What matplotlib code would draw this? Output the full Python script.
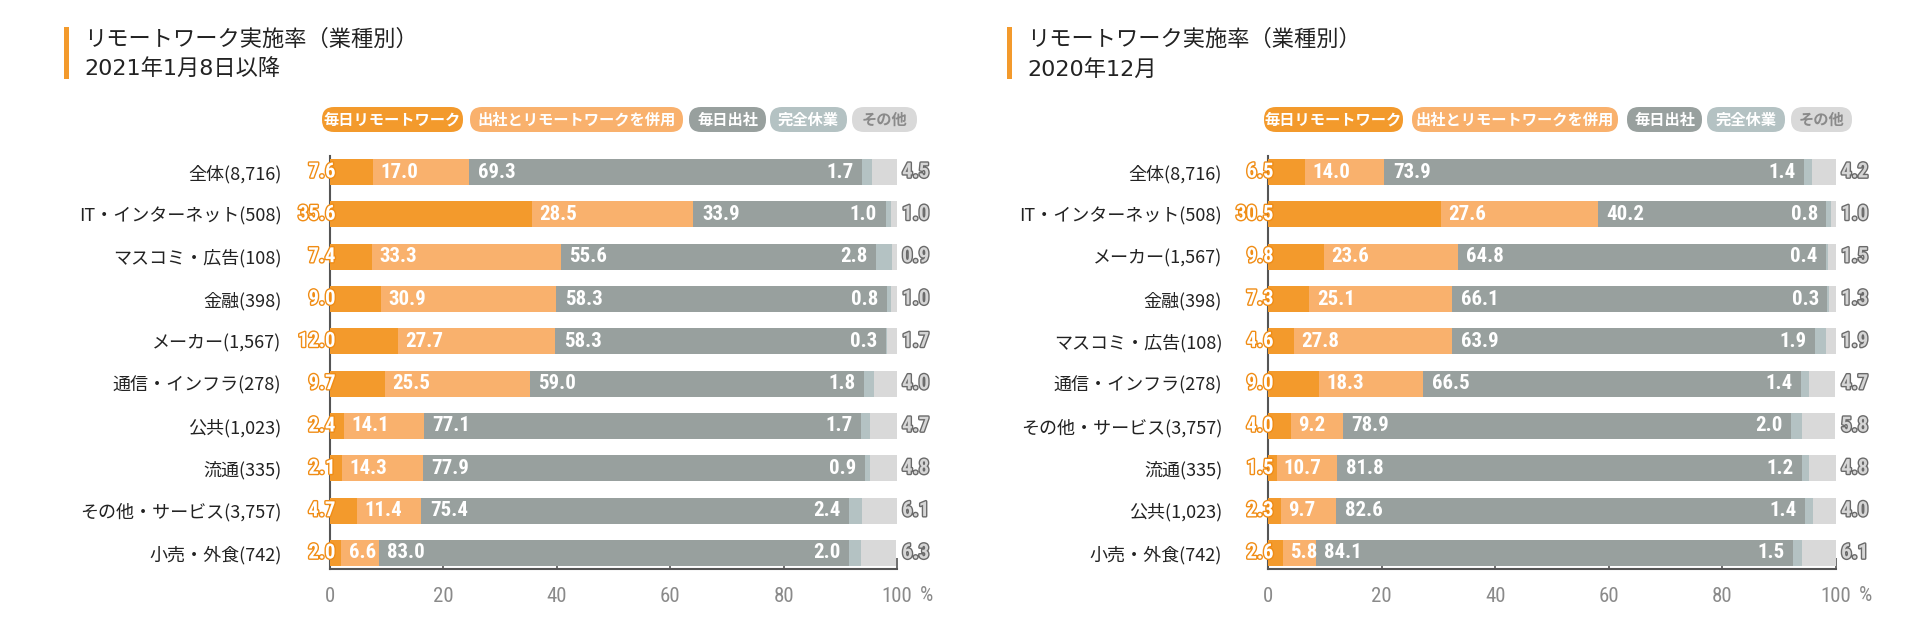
import matplotlib
matplotlib.use('Agg')
import matplotlib.pyplot as plt
import matplotlib.patheffects as pe
from matplotlib.patches import FancyBboxPatch, Rectangle
from matplotlib import font_manager as fm
import numpy as np

plt.rcParams['font.family'] = ['Noto Sans CJK JP', 'DejaVu Sans']

# ---- data ----
series_names = ['毎日リモートワーク', '出社とリモートワークを併用', '毎日出社', '完全休業', 'その他']

cats_2021 = ['全体(8,716)', 'IT・インターネット(508)', 'マスコミ・広告(108)', '金融(398)',
             'メーカー(1,567)', '通信・インフラ(278)', '公共(1,023)', '流通(335)',
             'その他・サービス(3,757)', '小売・外食(742)']
remote_2021 = [7.6, 35.6, 7.4, 9.0, 12.0, 9.7, 2.4, 2.1, 4.7, 2.0]
hybrid_2021 = [17.0, 28.5, 33.3, 30.9, 27.7, 25.5, 14.1, 14.3, 11.4, 6.6]
office_2021 = [69.3, 33.9, 55.6, 58.3, 58.3, 59.0, 77.1, 77.9, 75.4, 83.0]
leave_2021 = [1.7, 1.0, 2.8, 0.8, 0.3, 1.8, 1.7, 0.9, 2.4, 2.0]
other_2021 = [4.5, 1.0, 0.9, 1.0, 1.7, 4.0, 4.7, 4.8, 6.1, 6.3]

cats_2020 = ['全体(8,716)', 'IT・インターネット(508)', 'メーカー(1,567)', '金融(398)',
             'マスコミ・広告(108)', '通信・インフラ(278)', 'その他・サービス(3,757)',
             '流通(335)', '公共(1,023)', '小売・外食(742)']
remote_2020 = [6.5, 30.5, 9.8, 7.3, 4.6, 9.0, 4.0, 1.5, 2.3, 2.6]
hybrid_2020 = [14.0, 27.6, 23.6, 25.1, 27.8, 18.3, 9.2, 10.7, 9.7, 5.8]
office_2020 = [73.9, 40.2, 64.8, 66.1, 63.9, 66.5, 78.9, 81.8, 82.6, 84.1]
leave_2020 = [1.4, 0.8, 0.4, 0.3, 1.9, 1.4, 2.0, 1.2, 1.4, 1.5]
other_2020 = [4.2, 1.0, 1.5, 1.3, 1.9, 4.7, 5.8, 4.8, 4.0, 6.1]

xticks = [0, 20, 40, 60, 80, 100]

titles = [('リモートワーク実施率（業種別）', '2021年1月8日以降'),
          ('リモートワーク実施率（業種別）', '2020年12月')]

colors = ['#F39A2C', '#F9B16D', '#98A09E', '#B4C2C3', '#D9D9D9']


# numbers in the reference use a condensed face; use one if it is installed
def pick_number_font():
    narrow = []
    for f in fm.fontManager.ttflist:
        st = str(f.stretch).lower()
        if 'condensed' in st or 'narrow' in f.name.lower() or 'condensed' in f.name.lower():
            narrow.append(f.name)
    for pref in ['Roboto Condensed', 'Liberation Sans Narrow', 'DejaVu Sans', 'Noto Sans', 'Open Sans']:
        if pref in narrow:
            return pref, 'condensed', 15
    if narrow:
        return narrow[0], 'condensed', 15
    return 'Liberation Sans', 'normal', 13


num_family, num_stretch, num_size = pick_number_font()
num_kw = dict(family=[num_family, 'DejaVu Sans'], fontstretch=num_stretch)

W, H = 1920, 636
fig = plt.figure(figsize=(W / 100, H / 100), dpi=100)
fig.patch.set_facecolor('white')


def draw_panel(rect, cats, remote, hybrid, office, leave, other, label_pad):
    ax = fig.add_axes(rect)
    n = len(cats)
    y = np.arange(n)
    bh = 0.61
    vals = [np.array(remote), np.array(hybrid), np.array(office),
            np.array(leave), np.array(other)]
    left = np.zeros(n)
    for v, c in zip(vals, colors):
        ax.barh(y, v, left=left, height=bh, color=c, edgecolor='none', zorder=2)
        left = left + v

    stroke_or = [pe.withStroke(linewidth=2.0, foreground='#F08C14')]
    stroke_gr = [pe.withStroke(linewidth=2.0, foreground='#6A6A6A')]
    kw = dict(fontsize=num_size, fontweight='bold', va='center', zorder=5, **num_kw)
    for i in range(n):
        r, h, o, l = remote[i], hybrid[i], office[i], leave[i]
        ax.text(1.0, i, f'{r:.1f}', ha='right', color='white',
                path_effects=stroke_or, clip_on=False, **kw)
        ax.text(r + 1.3, i, f'{h:.1f}', ha='left', color='white', **kw)
        ax.text(r + h + 1.5, i, f'{o:.1f}', ha='left', color='white', **kw)
        ax.text(r + h + o - 1.5, i, f'{l:.1f}', ha='right', color='white', **kw)
        ax.text(100.9, i, f'{other[i]:.1f}', ha='left', color='#D6D6D6',
                path_effects=stroke_gr, clip_on=False, **kw)

    ax.set_xlim(0, 100)
    ax.set_ylim(n - 1 + 0.378, -0.378)
    ax.set_yticks(y)
    ax.set_yticklabels(cats, fontsize=13, color='#222222')
    ax.tick_params(axis='y', length=0, pad=label_pad)
    ax.set_xticks(xticks)
    ax.set_xticklabels([str(t) for t in xticks], fontsize=num_size,
                       color='#8A8A8A', **num_kw)
    ax.tick_params(axis='x', direction='in', length=8, width=1.2,
                   color='#555555', pad=13)
    for s in ['top', 'right']:
        ax.spines[s].set_visible(False)
    for s in ['left', 'bottom']:
        ax.spines[s].set_color('#555555')
        ax.spines[s].set_linewidth(1.5)
        ax.spines[s].set_zorder(1)
    ax.text(104, -0.041, '%', transform=ax.get_xaxis_transform(),
            fontsize=num_size, color='#8A8A8A', ha='left', va='top', **num_kw)
    return ax


def frac_rect(x0, x1, ytop, ybot):
    return [x0 / W, 1 - ybot / H, (x1 - x0) / W, (ybot - ytop) / H]


draw_panel(frac_rect(330, 897, 156, 569), cats_2021, remote_2021, hybrid_2021,
           office_2021, leave_2021, other_2021, 35)
draw_panel(frac_rect(1268, 1836, 156, 569), cats_2020, remote_2020, hybrid_2020,
           office_2020, leave_2020, other_2020, 33)

# overlay for titles and legend pills
ov = fig.add_axes([0, 0, 1, 1], zorder=-1)
ov.set_xlim(0, W)
ov.set_ylim(H, 0)
ov.axis('off')

title_x = [64, 1007]
pill_spans = [[(322, 463), (470, 683), (689, 766), (770, 847), (852, 917)],
              [(1264, 1403), (1412, 1618), (1627, 1702), (1707, 1785), (1791, 1852)]]
text_cols = ['white', 'white', 'white', 'white', '#8A8A8A']

for k in range(2):
    tx = title_x[k]
    ov.add_patch(Rectangle((tx, 27), 5, 52, color='#F39A2C', lw=0))
    ov.text(tx + 20, 39, titles[k][0], fontsize=16, color='#222222', va='center', ha='left')
    ov.text(tx + 20, 69, titles[k][1], fontsize=16, color='#222222', va='center', ha='left',
            family=['DejaVu Sans', 'Noto Sans CJK JP'])
    for (a, b), name, c, tc in zip(pill_spans[k], series_names, colors, text_cols):
        ov.add_patch(FancyBboxPatch((a, 107), b - a, 25,
                                    boxstyle='round,pad=0,rounding_size=12',
                                    fc=c, ec='none'))
        ov.text((a + b) / 2, 119.5, name, fontsize=11, fontweight='bold',
                color=tc, ha='center', va='center')

fig.savefig('out.png', dpi=100, facecolor='white')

- - -

**Exercise aim:**
Repeat, exactly and in full, each line from the start of the data to the line that contains "['毎日リモートワーク', '出社とリモートワークを併用', '毎日出社', '完全休業', 'その他']". Pictures do not go in.

**Exercise response:**
What matplotlib code would draw this? Output the full Python script.
import matplotlib
matplotlib.use('Agg')
import matplotlib.pyplot as plt
import matplotlib.patheffects as pe
from matplotlib.patches import FancyBboxPatch, Rectangle
from matplotlib import font_manager as fm
import numpy as np

plt.rcParams['font.family'] = ['Noto Sans CJK JP', 'DejaVu Sans']

# ---- data ----
series_names = ['毎日リモートワーク', '出社とリモートワークを併用', '毎日出社', '完全休業', 'その他']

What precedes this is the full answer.